-- start Supplied information --

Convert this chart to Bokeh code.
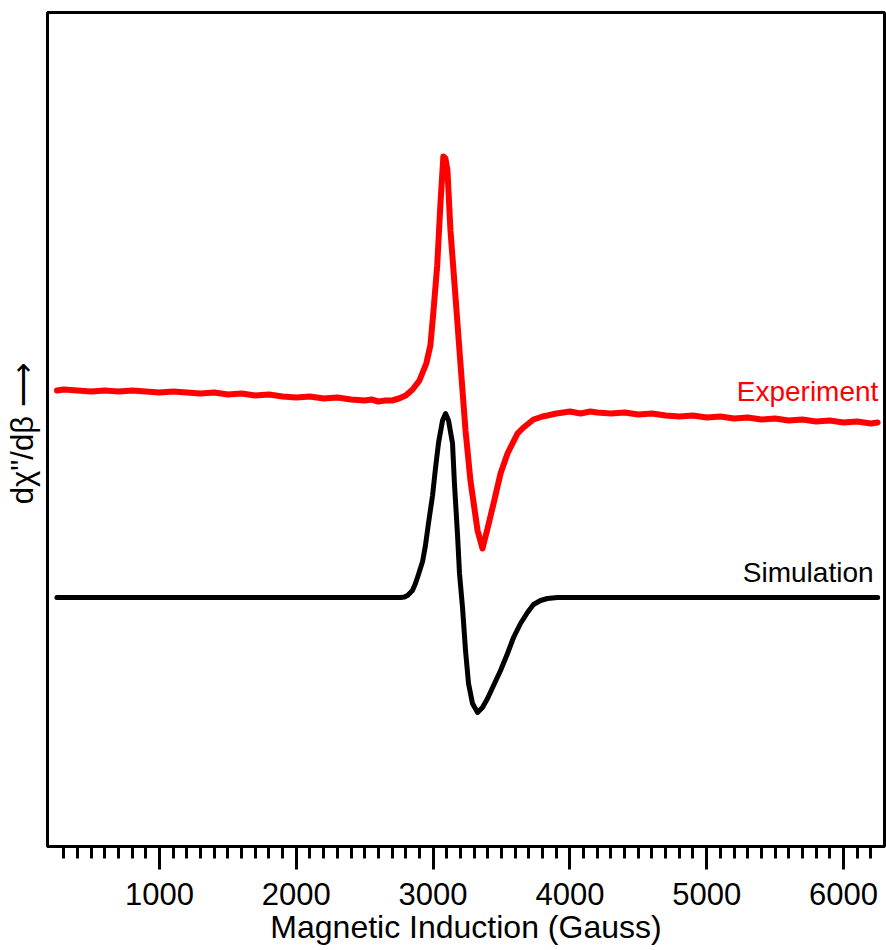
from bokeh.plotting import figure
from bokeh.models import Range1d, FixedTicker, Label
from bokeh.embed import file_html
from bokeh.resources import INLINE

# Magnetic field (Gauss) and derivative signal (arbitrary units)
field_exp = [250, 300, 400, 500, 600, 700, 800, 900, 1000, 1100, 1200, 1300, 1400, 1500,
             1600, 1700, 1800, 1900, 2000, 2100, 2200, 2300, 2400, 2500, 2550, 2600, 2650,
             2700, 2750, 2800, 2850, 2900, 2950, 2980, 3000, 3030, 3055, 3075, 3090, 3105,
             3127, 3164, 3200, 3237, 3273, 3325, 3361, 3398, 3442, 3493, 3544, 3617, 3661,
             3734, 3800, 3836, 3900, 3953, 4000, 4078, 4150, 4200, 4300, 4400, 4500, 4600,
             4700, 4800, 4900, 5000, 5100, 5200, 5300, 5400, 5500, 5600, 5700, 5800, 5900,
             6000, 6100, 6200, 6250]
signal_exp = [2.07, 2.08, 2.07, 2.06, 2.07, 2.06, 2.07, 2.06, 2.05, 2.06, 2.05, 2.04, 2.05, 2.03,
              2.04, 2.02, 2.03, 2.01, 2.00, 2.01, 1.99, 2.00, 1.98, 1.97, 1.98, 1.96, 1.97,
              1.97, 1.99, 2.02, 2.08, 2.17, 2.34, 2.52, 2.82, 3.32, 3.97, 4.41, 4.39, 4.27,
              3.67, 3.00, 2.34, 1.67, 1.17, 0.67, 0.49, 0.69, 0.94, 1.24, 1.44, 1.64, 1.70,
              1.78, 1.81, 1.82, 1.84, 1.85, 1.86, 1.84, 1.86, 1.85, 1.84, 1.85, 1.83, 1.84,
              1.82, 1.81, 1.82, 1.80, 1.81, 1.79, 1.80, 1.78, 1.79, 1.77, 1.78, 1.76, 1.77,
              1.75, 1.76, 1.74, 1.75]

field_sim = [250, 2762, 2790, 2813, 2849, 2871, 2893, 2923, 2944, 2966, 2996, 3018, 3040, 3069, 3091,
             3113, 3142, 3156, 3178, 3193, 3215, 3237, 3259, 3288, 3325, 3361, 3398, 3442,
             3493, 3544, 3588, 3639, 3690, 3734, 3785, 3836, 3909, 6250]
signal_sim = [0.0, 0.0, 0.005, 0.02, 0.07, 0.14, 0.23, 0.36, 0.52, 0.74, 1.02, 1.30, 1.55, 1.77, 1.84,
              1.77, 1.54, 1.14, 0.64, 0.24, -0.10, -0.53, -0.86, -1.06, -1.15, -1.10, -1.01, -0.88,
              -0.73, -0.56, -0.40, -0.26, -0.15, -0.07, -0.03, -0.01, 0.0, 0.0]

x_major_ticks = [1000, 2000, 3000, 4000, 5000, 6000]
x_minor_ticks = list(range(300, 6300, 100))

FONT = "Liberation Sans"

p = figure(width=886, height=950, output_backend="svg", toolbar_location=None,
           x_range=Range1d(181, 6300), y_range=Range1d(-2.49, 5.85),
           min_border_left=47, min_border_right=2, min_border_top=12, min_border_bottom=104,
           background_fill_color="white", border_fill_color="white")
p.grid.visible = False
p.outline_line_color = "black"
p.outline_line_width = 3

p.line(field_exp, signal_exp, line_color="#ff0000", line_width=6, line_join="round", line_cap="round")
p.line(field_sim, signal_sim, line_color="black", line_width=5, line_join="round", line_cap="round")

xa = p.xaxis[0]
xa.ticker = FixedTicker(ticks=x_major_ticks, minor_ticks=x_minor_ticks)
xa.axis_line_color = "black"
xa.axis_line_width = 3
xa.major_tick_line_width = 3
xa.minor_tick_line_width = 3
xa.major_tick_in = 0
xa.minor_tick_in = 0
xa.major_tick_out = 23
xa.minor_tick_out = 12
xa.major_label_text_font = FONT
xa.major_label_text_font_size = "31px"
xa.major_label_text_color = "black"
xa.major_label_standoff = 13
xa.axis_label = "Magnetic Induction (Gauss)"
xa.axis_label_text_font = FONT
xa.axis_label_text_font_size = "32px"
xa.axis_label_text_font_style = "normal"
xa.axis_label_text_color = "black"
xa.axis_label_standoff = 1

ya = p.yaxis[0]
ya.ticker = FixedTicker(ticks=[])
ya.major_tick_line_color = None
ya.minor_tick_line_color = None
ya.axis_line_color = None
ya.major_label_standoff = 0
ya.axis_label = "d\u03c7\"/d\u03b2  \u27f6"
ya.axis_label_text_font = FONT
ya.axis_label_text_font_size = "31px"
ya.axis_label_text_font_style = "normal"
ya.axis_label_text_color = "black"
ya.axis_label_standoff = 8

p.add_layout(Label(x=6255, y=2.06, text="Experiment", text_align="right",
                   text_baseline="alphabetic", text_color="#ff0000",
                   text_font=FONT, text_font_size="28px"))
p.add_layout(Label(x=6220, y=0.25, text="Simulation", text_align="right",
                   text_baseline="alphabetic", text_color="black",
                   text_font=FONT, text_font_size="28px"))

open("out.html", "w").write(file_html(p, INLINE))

-- end Supplied information --

• Given problem:
Repeat the listing above up to and including the line with "from bokeh.resources import INLINE", starting from its first line. Drop any pictures.

• Worked solution:
Convert this chart to Bokeh code.
from bokeh.plotting import figure
from bokeh.models import Range1d, FixedTicker, Label
from bokeh.embed import file_html
from bokeh.resources import INLINE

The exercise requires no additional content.